* Stored data
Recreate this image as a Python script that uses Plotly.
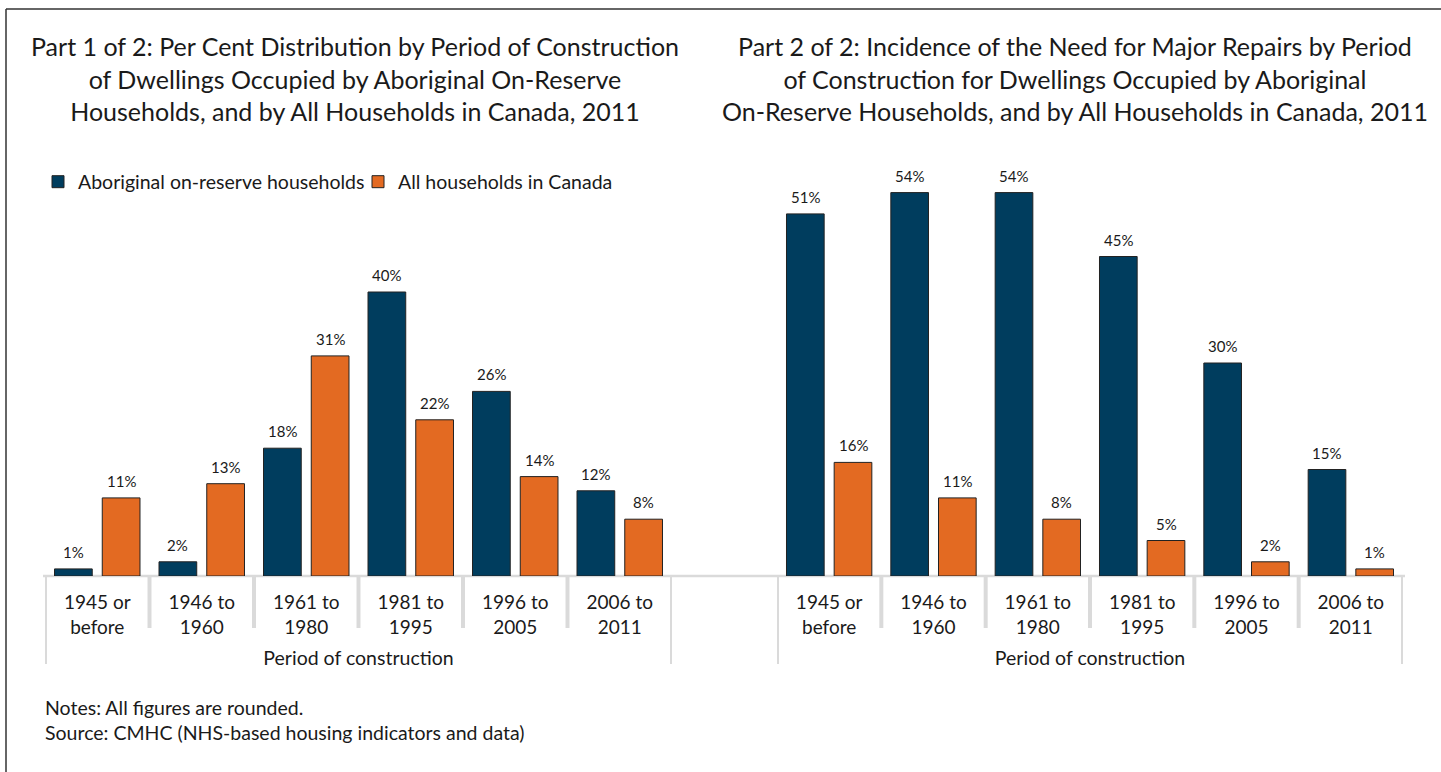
import plotly.graph_objects as go

W, H = 1441, 772

categories = ["1945 or<br>before", "1946 to<br>1960", "1961 to<br>1980",
              "1981 to<br>1995", "1996 to<br>2005", "2006 to<br>2011"]
dist_aboriginal = [1, 2, 18, 40, 26, 12]
dist_canada = [11, 13, 31, 22, 14, 8]
repair_aboriginal = [51, 54, 54, 45, 30, 15]
repair_canada = [16, 11, 8, 5, 2, 1]

series_names = ["Aboriginal on-reserve households", "All households in Canada"]
title_left = ("Part 1 of 2: Per Cent Distribution by Period of Construction<br>"
              "of Dwellings Occupied by Aboriginal On-Reserve<br>"
              "Households, and by All Households in Canada, 2011")
title_right = ("Part 2 of 2: Incidence of the Need for Major Repairs by Period<br>"
               "of Construction for Dwellings Occupied by Aboriginal<br>"
               "On-Reserve Households, and by All Households in Canada, 2011")
axis_title = "Period of construction"
notes = "Notes: All figures are rounded.<br>Source: CMHC (NHS-based housing indicators and data)"

BLUE = "#003D5E"
ORANGE = "#E36A22"
GRID = "#DADADA"
TXT = "#1a1a1a"
FONT = "Lato"

def px(x):
    return x / W

def py(y):
    return 1 - y / H

x_idx = list(range(len(categories)))

fig = go.Figure()
for vals, color, name, xa, ya, show in [
    (dist_aboriginal, BLUE, series_names[0], "x", "y", True),
    (dist_canada, ORANGE, series_names[1], "x", "y", True),
    (repair_aboriginal, BLUE, series_names[0], "x2", "y2", False),
    (repair_canada, ORANGE, series_names[1], "x2", "y2", False),
]:
    fig.add_trace(go.Bar(x=x_idx, y=vals, name=name, marker_color=color,
                         marker_line=dict(color="#222222", width=1),
                         xaxis=xa, yaxis=ya, showlegend=show, hoverinfo="skip"))

ann = []
for vals, xref, yref, shift in [
    (dist_aboriginal, "x", "y", -24), (dist_canada, "x", "y", 24),
    (repair_aboriginal, "x2", "y2", -24), (repair_canada, "x2", "y2", 24),
]:
    for i, v in enumerate(vals):
        ann.append(dict(x=i, y=v, xref=xref, yref=yref, text=f"{v}%", showarrow=False,
                        yanchor="bottom", xshift=shift, yshift=6,
                        font=dict(family=FONT, size=15, color=TXT)))

ann.append(dict(x=px(355), y=py(78), xref="paper", yref="paper", text=title_left,
                showarrow=False, align="center", xanchor="center", yanchor="middle",
                font=dict(family=FONT, size=25, color=TXT)))
ann.append(dict(x=px(1075), y=py(78), xref="paper", yref="paper", text=title_right,
                showarrow=False, align="center", xanchor="center", yanchor="middle",
                font=dict(family=FONT, size=25, color=TXT)))
ann.append(dict(x=px(43), y=py(720), xref="paper", yref="paper", text=notes,
                showarrow=False, align="left", xanchor="left", yanchor="middle",
                font=dict(family=FONT, size=19.5, color=TXT)))

shapes = []
# frame
shapes.append(dict(type="line", xref="paper", yref="paper", x0=px(6), x1=px(6), y0=0, y1=py(9),
                   line=dict(color="#333333", width=1.5)))
shapes.append(dict(type="line", xref="paper", yref="paper", x0=px(6), x1=1, y0=py(9), y1=py(9),
                   line=dict(color="#333333", width=1.5)))
# baseline
shapes.append(dict(type="line", xref="paper", yref="paper", x0=px(43), x1=px(1405),
                   y0=py(576), y1=py(576), line=dict(color=GRID, width=2.5), layer="below"))
for xr in ["x", "x2"]:
    n = len(categories)
    for k in range(n + 1):
        outer = k in (0, n)
        shapes.append(dict(type="line", xref=xr, yref="paper", x0=k - 0.5, x1=k - 0.5,
                           y0=py(576), y1=py(664 if outer else 628),
                           line=dict(color=GRID, width=4), layer="below"))

ydom = [py(576), py(150)]
axis_common = dict(type="linear", range=[-0.5, 5.5], tickmode="array", tickvals=x_idx,
                   ticktext=categories, showgrid=False, zeroline=False, showline=False,
                   ticks="outside", ticklen=9, tickcolor="rgba(0,0,0,0)",
                   tickfont=dict(family=FONT, size=19, color=TXT),
                   title=dict(text=axis_title, font=dict(family=FONT, size=19.5, color=TXT), standoff=14))
yaxis_common = dict(range=[0, 60], visible=False, showgrid=False, zeroline=False)

fig.update_layout(
    width=W, height=H, margin=dict(l=0, r=0, t=0, b=0),
    paper_bgcolor="white", plot_bgcolor="white",
    barmode="group", bargap=0.086, bargroupgap=0.21,
    xaxis=dict(domain=[px(45), px(672)], anchor="y", **axis_common),
    xaxis2=dict(domain=[px(777), px(1403)], anchor="y2", **axis_common),
    yaxis=dict(domain=ydom, anchor="x", **yaxis_common),
    yaxis2=dict(domain=ydom, anchor="x2", **yaxis_common),
    legend=dict(orientation="h", x=px(38), y=py(182), xanchor="left", yanchor="middle",
                entrywidth=275, entrywidthmode="pixels",
                font=dict(family=FONT, size=19.5, color=TXT), bgcolor="rgba(0,0,0,0)"),
    annotations=ann, shapes=shapes, showlegend=True,
)

fig.write_html("out.html", config={"displayModeBar": False},
               post_script="document.body.style.margin='0';document.body.style.overflow='hidden';")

* Given exercise
Up to and including the line containing "x_idx = list(range(len(categories)))", repeat every line from the start of the data, but none of the pictures.

* Exercise solution
Recreate this image as a Python script that uses Plotly.
import plotly.graph_objects as go

W, H = 1441, 772

categories = ["1945 or<br>before", "1946 to<br>1960", "1961 to<br>1980",
              "1981 to<br>1995", "1996 to<br>2005", "2006 to<br>2011"]
dist_aboriginal = [1, 2, 18, 40, 26, 12]
dist_canada = [11, 13, 31, 22, 14, 8]
repair_aboriginal = [51, 54, 54, 45, 30, 15]
repair_canada = [16, 11, 8, 5, 2, 1]

series_names = ["Aboriginal on-reserve households", "All households in Canada"]
title_left = ("Part 1 of 2: Per Cent Distribution by Period of Construction<br>"
              "of Dwellings Occupied by Aboriginal On-Reserve<br>"
              "Households, and by All Households in Canada, 2011")
title_right = ("Part 2 of 2: Incidence of the Need for Major Repairs by Period<br>"
               "of Construction for Dwellings Occupied by Aboriginal<br>"
               "On-Reserve Households, and by All Households in Canada, 2011")
axis_title = "Period of construction"
notes = "Notes: All figures are rounded.<br>Source: CMHC (NHS-based housing indicators and data)"

BLUE = "#003D5E"
ORANGE = "#E36A22"
GRID = "#DADADA"
TXT = "#1a1a1a"
FONT = "Lato"

def px(x):
    return x / W

def py(y):
    return 1 - y / H

x_idx = list(range(len(categories)))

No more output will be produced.